Many other interesting things are happening in the blockchain world like digital identity, which aims to allow people to take control of their personal information and keep it out of the hands of big tech and in their own custody on the blockchain. 

Supply chain management is another hope for the future of blockchain as large companies look to streamline and update old paper-heavy manual tracking processes that complicate supply chain movements. Tracking products on a blockchain would make custody more transparent.

Blockchain-as-a-service (BaaS) is another implementation to look for as companies begin to utilize blockchain cloud services in similar ways to how SaaS has been used. NFTs are likely to continue their popularity as well—where they’re going and where they’ll end up is still unknown, but many people are hopeful that long-lasting use cases will emerge. 

Public blockchains will likely increase their strength in the space as DeFi continues to explode. This is in contrast to central bank digital currencies (CBDCs), which, of course, are a private blockchain use case that is likely imminent.

What these blockchain trends could mean for the future

More people are moving into the crypto space and beginning to educate themselves on the fast-growing number of solutions and implementations on various blockchains. 

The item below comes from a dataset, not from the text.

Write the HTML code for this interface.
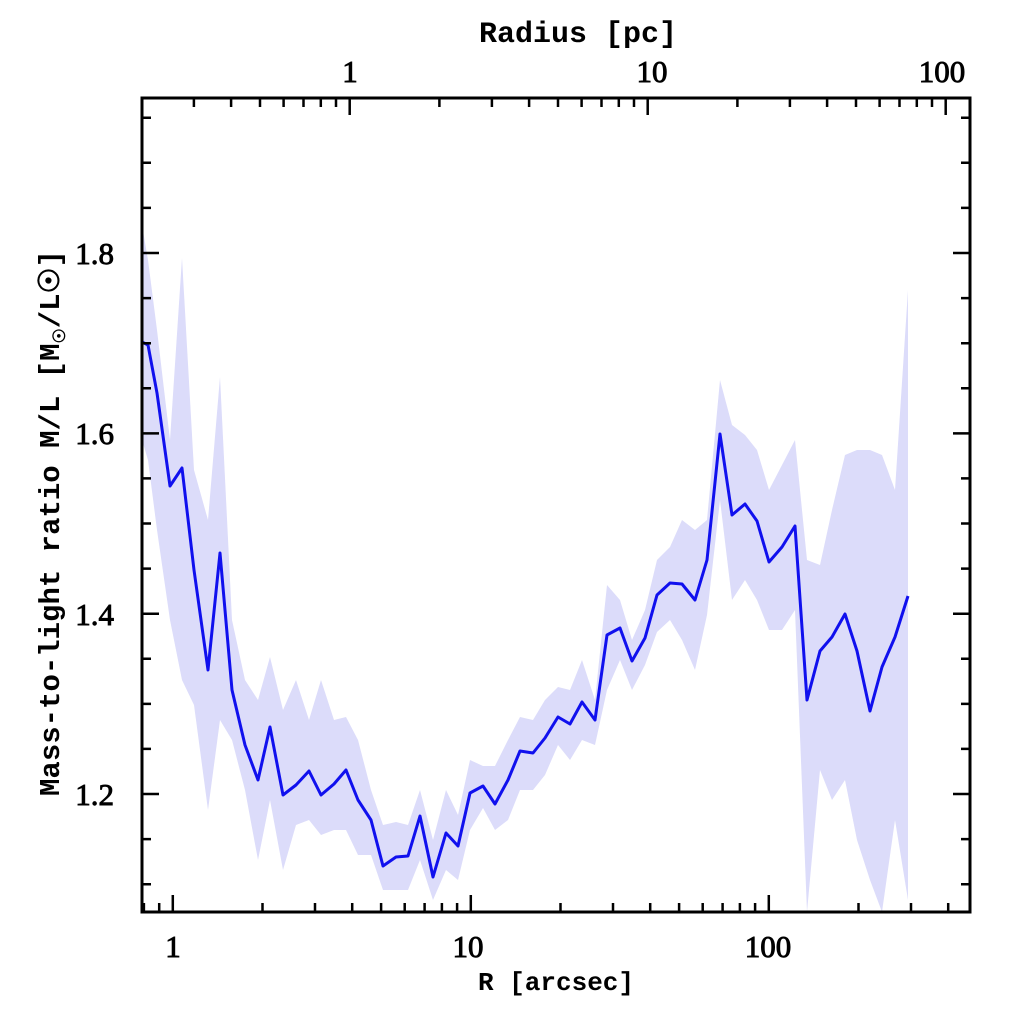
<!DOCTYPE html><html><head><style>body{margin:0;background:#fff}</style></head><body>
<svg width="1024" height="1024" viewBox="0 0 1024 1024" xmlns="http://www.w3.org/2000/svg" font-family="Liberation Mono, monospace" font-weight="bold">
<defs><clipPath id="c"><rect x="142" y="98" width="828" height="814"/></clipPath></defs>
<g clip-path="url(#c)">
<polygon fill="#dcdcfa" points="142,225 148,260 157,330 170,440 182,258 194,470 208,520 220,377 232,620 245,680 258,700 270,657 283,710 296,680 309,720 321,680 334,720 346,717 358,740 371,790 383,825 396,822 408,825 420,790 433,840 446,790 458,815 470,760 483,766 495,766 508,740 520,717 533,720 545,700 558,687 570,690 582,660 595,700 607,585 620,600 632,640 645,610 657,560 670,547 682,520 695,530 707,520 720,380 732,425 745,435 757,450 769,490 782,465 795,440 807,560 820,565 832,510 845,455 857,450 870,450 882,455 895,490 908,290 908,900 895,820 882,912 870,880 857,840 845,780 832,800 820,770 807,912 795,610 782,630 769,630 757,600 745,580 732,600 720,500 707,615 695,670 682,640 670,620 657,632 645,665 632,690 620,660 607,690 595,745 582,740 570,760 558,745 545,775 533,790 520,790 508,820 495,830 483,808 470,830 458,880 446,870 433,900 420,860 408,890 396,890 383,890 371,855 358,855 346,830 334,830 321,835 309,820 296,825 283,870 270,800 258,860 245,790 232,740 220,720 208,810 194,705 182,680 170,620 157,530 148,460 142,440"/>
<polyline fill="none" stroke="#1010ee" stroke-width="3" stroke-linejoin="round" points="142,342 148,345 157,393 170,486 182,468 194,570 208,670 220,553 232,690 245,745 258,780 270,727 283,795 296,785 309,771 321,795 334,784 346,770 358,800 371,820 383,866 396,857 408,856 420,816 433,877 446,833 458,846 470,793 483,786 495,804 508,780 520,751 533,753 545,738 558,717 570,724 582,702 595,720 607,635 620,628 632,661 645,638 657,595 670,583 682,584 695,600 707,560 720,434 732,515 745,504 757,521 769,562 782,547 795,526 807,700 820,651 832,637 845,614 857,651 870,711 882,667 895,637 908,596"/>
</g>
<rect x="142" y="98" width="828" height="814" fill="none" stroke="#000" stroke-width="3"/>
<path stroke="#000" stroke-width="2.5" fill="none" d="
M172.8,912v-17 M470.8,912v-17 M768.8,912v-17
M143.9,912v-9 M159.2,912v-9 M262.5,912v-9 M315,912v-9 M352.2,912v-9 M381.1,912v-9 M404.7,912v-9 M424.6,912v-9 M441.9,912v-9 M457.1,912v-9
M560.5,912v-9 M613,912v-9 M650.2,912v-9 M679.1,912v-9 M702.7,912v-9 M722.6,912v-9 M739.9,912v-9 M755.1,912v-9
M858.5,912v-9 M911,912v-9 M948.2,912v-9
M349.7,98v17 M647.7,98v17 M945.7,98v17
M193.9,98v9 M231.1,98v9 M260,98v9 M283.6,98v9 M303.5,98v9 M320.8,98v9 M336,98v9
M439.4,98v9 M491.9,98v9 M529.1,98v9 M558,98v9 M581.6,98v9 M601.5,98v9 M618.8,98v9 M634,98v9
M737.4,98v9 M789.9,98v9 M827.1,98v9 M856,98v9 M879.6,98v9 M899.5,98v9 M916.8,98v9 M932,98v9
M142,794h17 M142,613.7h17 M142,433.4h17 M142,253h17
M970,794h-17 M970,613.7h-17 M970,433.4h-17 M970,253h-17
M142,884.2h9 M142,839.1h9 M142,748.9h9 M142,703.9h9 M142,658.8h9 M142,568.6h9 M142,523.5h9 M142,478.4h9 M142,388.3h9 M142,343.2h9 M142,298.1h9 M142,207.9h9 M142,162.8h9 M142,117.8h9
M970,884.2h-9 M970,839.1h-9 M970,748.9h-9 M970,703.9h-9 M970,658.8h-9 M970,568.6h-9 M970,523.5h-9 M970,478.4h-9 M970,388.3h-9 M970,343.2h-9 M970,298.1h-9 M970,207.9h-9 M970,162.8h-9 M970,117.8h-9"/>
<g font-size="31" font-family="Liberation Serif, serif" font-weight="normal" text-anchor="middle" fill="#000" stroke="#000" stroke-width="0.9">
<text x="173" y="957">1</text><text x="468" y="957">10</text><text x="768" y="957">100</text>
<text x="350" y="82">1</text><text x="652" y="82">10</text><text x="942" y="82">100</text>
<text x="114" y="264" text-anchor="end">1.8</text><text x="114" y="444" text-anchor="end">1.6</text>
<text x="114" y="625" text-anchor="end">1.4</text><text x="114" y="805" text-anchor="end">1.2</text>
</g>
<text x="556" y="990" font-size="26" text-anchor="middle">R [arcsec]</text>
<text x="578" y="42" font-size="30" text-anchor="middle">Radius [pc]</text>
<text transform="translate(59,523) rotate(-90)" font-size="29" text-anchor="middle">Mass-to-light ratio M/L [M<tspan font-size="17" dy="6">☉</tspan><tspan dy="-6">/L☉]</tspan></text>
</svg></body></html>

Developers are continuing to work on improving usability and solving security and centralization problems. It may be the case that fewer people will need to understand the nuances and differences between various blockchain implementations as solutions become more holistic and standardized. Much like the internet, smartphones, and computers today, when the underlying technology is solid, standardized, and easy to use, people can adopt it without needing in-depth technical understanding of how it works.